President Obama is sending more spies and diplomats to Turkey’s border with Syria to train more of Syria’s rebel forces and increase the supposed vetting process put in place to weed out al-Qaeda militants, who now make up a large part of the opposition fighters.
For months the CIA has had people there on the ground funneling weapons from third party allies like Saudi Arabia and Qatar. They were there to keep the aid coming from the US and its allies from going to Islamic extremists looking to overthrow the regime of President Bashar al-Assad.
But the process is made up of untrustworthy, third-party sources and intelligence officials have recently told the Washington Post and the Los Angeles Times that the truth is that the US doesn’t know who is getting the money and weapons.

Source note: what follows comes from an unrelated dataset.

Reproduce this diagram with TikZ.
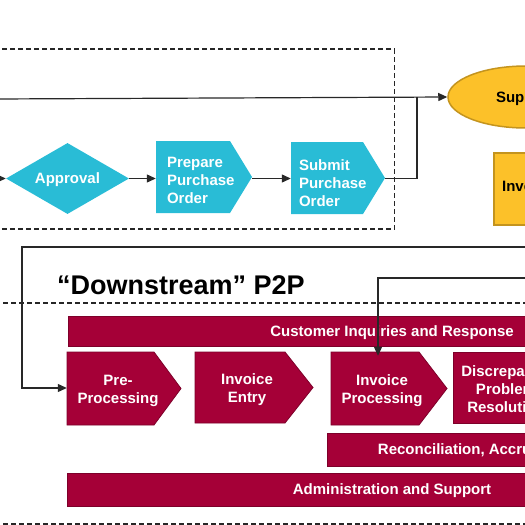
\documentclass[tikz,border=0pt]{standalone}
\usepackage{fontspec}
\setmainfont{Liberation Sans}
\usetikzlibrary{arrows.meta,shapes.geometric}
\definecolor{crim}{RGB}{165,0,55}
\definecolor{crimedge}{RGB}{125,0,42}
\definecolor{cyanf}{RGB}{41,188,214}
\definecolor{yel}{RGB}{252,193,41}
\definecolor{yeledge}{RGB}{196,148,30}
\definecolor{ln}{RGB}{40,40,40}
\tikzset{
  conn/.style={draw=ln, line width=1.2pt},
  arr/.style={conn, -{Triangle[length=9pt,width=8pt]}},
  dashbox/.style={draw=black!85, line width=1.2pt, dash pattern=on 5pt off 3pt},
  txt/.style={font=\fontsize{15}{18}\selectfont\bfseries},
  cytext/.style={txt, text=white, inner sep=0pt},
  crtext/.style={txt, text=white, align=center, inner sep=0pt},
  crshape/.style={fill=crim, draw=crimedge, line width=0.8pt},
  cyshape/.style={fill=cyanf},
  bar/.style={fill=crim, draw=crimedge, line width=0.8pt, txt, text=white, inner sep=0pt, text depth=0pt},
  yelshape/.style={fill=yel, draw=yeledge, line width=1.5pt, txt, inner sep=0pt}
}
\newcommand\pentpath[6]{\path[#1] (#2,#5) -- (#3,#5) -- (#4,{(#5+#6)/2}) -- (#3,#6) -- (#2,#6) -- cycle;}
\begin{document}
\begin{tikzpicture}[x=1pt,y=-1pt]
\useasboundingbox (0,0) rectangle (525,525);
\clip (0,0) rectangle (525,525);
% ---------- upstream ----------
\node[diamond, fill=cyanf, minimum width=123pt, minimum height=71pt, aspect=1.73, cytext, text depth=0pt] (appr) at (67.5,178.5) {Approval};
\pentpath{cyshape}{156}{230}{252}{141}{213}
\node[cytext, align=left, text width=74pt, inner xsep=11pt, minimum height=66pt] (prep) at (204,180) {Prepare\\Purchase\\Order};
\pentpath{cyshape}{291}{363}{385}{142}{214}
\node[cytext, align=left, text width=78pt, inner xsep=8pt, minimum height=62pt] (subm) at (338,183) {Submit\\Purchase\\Order};
\node[ellipse, yelshape, minimum width=156pt, minimum height=62pt, text depth=0pt] (sup) at (526,97) {Supplier};
\node[rectangle, yelshape, minimum width=68pt, minimum height=72pt, text depth=6pt] (inv) at (528,189) {Invoice};
\draw[dashbox] (-10,49) rectangle (394.5,229);
\coordinate (inTop) at (-5,99);
\coordinate (inAppr) at (-5,178.5);
\coordinate (join) at (417,97);
\draw[arr] (inTop) -- (sup.west);
\draw[arr] (inAppr) -- (appr.west);
\draw[arr] (appr.east) -- (appr.east -| prep.west);
\draw[arr] (appr.east -| prep.east) -- (appr.east -| subm.west);
\draw[conn] (appr.east -| subm.east) -| (join);
% ---------- downstream ----------
\node[font=\fontsize{27}{30}\selectfont\bfseries, anchor=base west, inner sep=0pt] (ds) at (57,294) {“Downstream” P2P};
\node[bar, minimum width=648pt, minimum height=30pt] (cust) at (392,331) {Customer Inquiries and Response};
\node[bar, minimum width=382pt, minimum height=33pt] (recon) at (518,449.5) {Reconciliation, Accruals and Reporting};
\node[bar, minimum width=650pt, minimum height=33pt] (admin) at (392,489.5) {Administration and Support};
\pentpath{crshape}{67}{154}{181}{352}{425}
\node[crtext, minimum width=102pt, minimum height=69pt] (pre) at (118,390.5) {Pre-\\Processing};
\pentpath{crshape}{195}{285}{313}{352}{423}
\node[crtext, minimum width=104pt, minimum height=67pt] (entry) at (247,389.5) {Invoice\\Entry};
\pentpath{crshape}{331}{419}{447}{352}{425}
\node[crtext, minimum width=102pt, minimum height=69pt] (ip) at (382,390.5) {Invoice\\Processing};
\fill[crim, draw=crimedge, line width=0.8pt] (453,352) rectangle (560,423);
\node[crtext, minimum width=106pt, minimum height=68pt] (disc) at (506,389) {Discrepancy\\Problem\\Resolution};
\draw[dashbox] (-5,303) -- (530,303);
\draw[dashbox] (-5,524) -- (530,524);
\coordinate (r1) at (530,247);
\coordinate (c1) at (22,247);
\coordinate (r2) at (530,278);
\draw[arr] (r1) -- (c1) |- ([yshift=2.5pt]pre.west);
\draw[arr] (r2) -| ([xshift=-4pt]ip.north);
\end{tikzpicture}
\end{document}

The Washington Post describes this ramped up US presence on the Turkish border as part of Obama’s plan “to bolster the rebels militarily without actually contributing weapons to the fight, and politically, to help them stave off internal power challenges by the well-organized and often better-funded hardline Islamic militants who have flowed into the country from Iraq and elsewhere in the Persian Gulf region.”
But it isn’t accurate to say the US isn’t contributing weapons to the fight in Syria. Washington provides arms to the Gulf allies that are currently lending weapons through our CIA to the rebels, so it is an effective policy of arming the opposition fighters.
And on the second point, one would think that an expansive al-Qaeda presence fighting for regime change in Syria might dissuade the Obama administration from aiding any part of the opposition. But apparently that isn’t even enough to disrupt Washington’s plan to change the regime in Syria, in order to eliminate Iran’s main ally in the Middle East and to gain an even stronger foothold in the region.
The al-Qaead presence alone should be enough, but the Obama administration is also aiding a group of rebels that the United Nations has found have committed war crimes in the conflict.
If administration policy starts to be more successful and the Assad regime becomes destabilized enough to actually collapse, it doesn’t at all appear that there will be an appropriate alternative to rise to power – and one would that the current band of disparate rebel fighters, thugs, and al-Qaeda members wouldn’t be it.
The conflict in Syria has essentially become a convoluted proxy war, thanks most especially to US policy, that has the potential to carry on for the foreseeable future and has very dangerous potential to generate blowback and further terrorism against the US.